URL Building: - build_url(page_number=0) - Build complete search URL - build_criteria_string() - Build URL criteria parameters

extract_court_cases_with_params()

Main extraction function supporting both parameter-based and URL-based searches.

from opal.configurable_court_extractor import extract_court_cases_with_params

# Parameter-based search
results = extract_court_cases_with_params(
    court='civil',
    date_period='1m',
    case_category='Appeal',
    exclude_closed=True,
    max_pages=5,
    output_prefix="civil_appeals"
)

# Custom URL search
results = extract_court_cases_with_params(
    custom_url="https://publicportal.alappeals.gov/portal/search/case/results?criteria=...",
    max_pages=5
)

Parameters: - court (str): Court type ('civil', 'criminal', 'supreme') - date_period (str): Date period ('7d', '1m', '3m', '6m', '1y', 'custom') - start_date, end_date (str): Custom date range (YYYY-MM-DD) - case_number, case_title, case_category (str): Filtering options - exclude_closed (bool): Exclude closed cases - max_pages (int): Maximum pages to process - output_prefix (str): Output file prefix - custom_url (str): Pre-built search URL (overrides search params)

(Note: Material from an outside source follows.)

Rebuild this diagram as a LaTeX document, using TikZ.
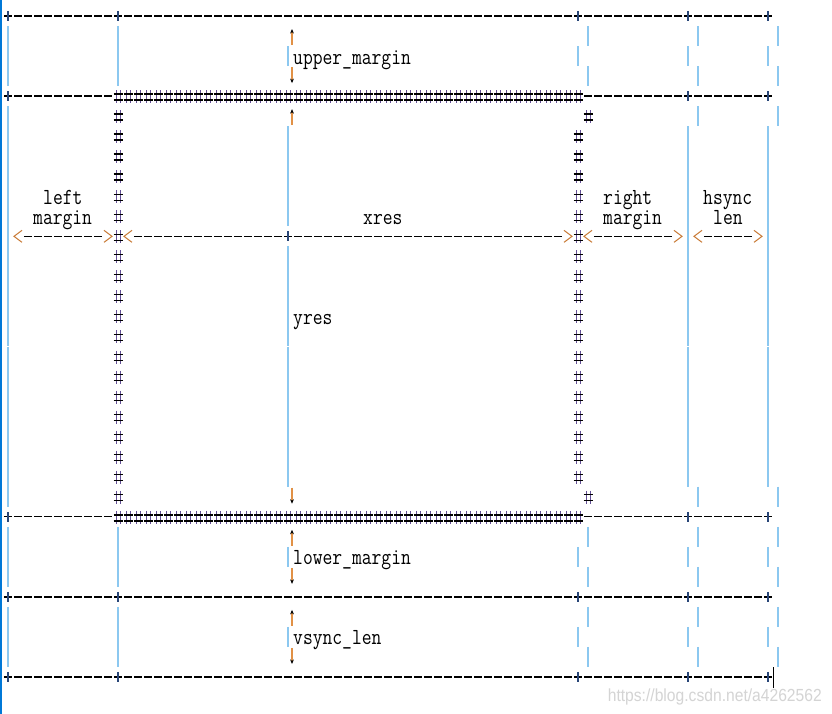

CourtURLPaginator Functions

Utilities for handling court system pagination.

from opal.court_url_paginator import (
    parse_court_url,
    build_court_url,
    paginate_court_urls,
    extract_total_pages_from_first_load,
    is_court_url
)

# Parse pagination info
current_page, total_pages = parse_court_url(court_url)

# Build page-specific URL
page_3_url = build_court_url(base_url, 3)

# Generate all page URLs
all_urls = paginate_court_urls(first_page_url, parser)

Key Functions: - parse_court_url(url) - Extract page info from URL → (current_page, total_pages) - build_court_url(base_url, page_number) - Build URL for specific page - paginate_court_urls(base_url, parser=None) - Generate all page URLs - extract_total_pages_from_first_load(url, parser) - Get total pages dynamically - is_court_url(url) - Validate Appeals Court URL

IntegratedParser

Unified interface for court and news parsing with automatic detection.

from opal.integrated_parser import IntegratedParser
from opal.court_case_parser import ParserAppealsAL

# Create integrated parser with specific parser class
parser = IntegratedParser(ParserAppealsAL)

# Process URL (auto-detects court vs news)
result = parser.process_site(url)

Constructor: - parser_class (Type[BaseParser]): Parser class to use

Key Methods: - process_site(base_url, suffix="", max_pages=None) - Process entire site

extract_all_court_cases()

Standalone script function for extracting all available court cases.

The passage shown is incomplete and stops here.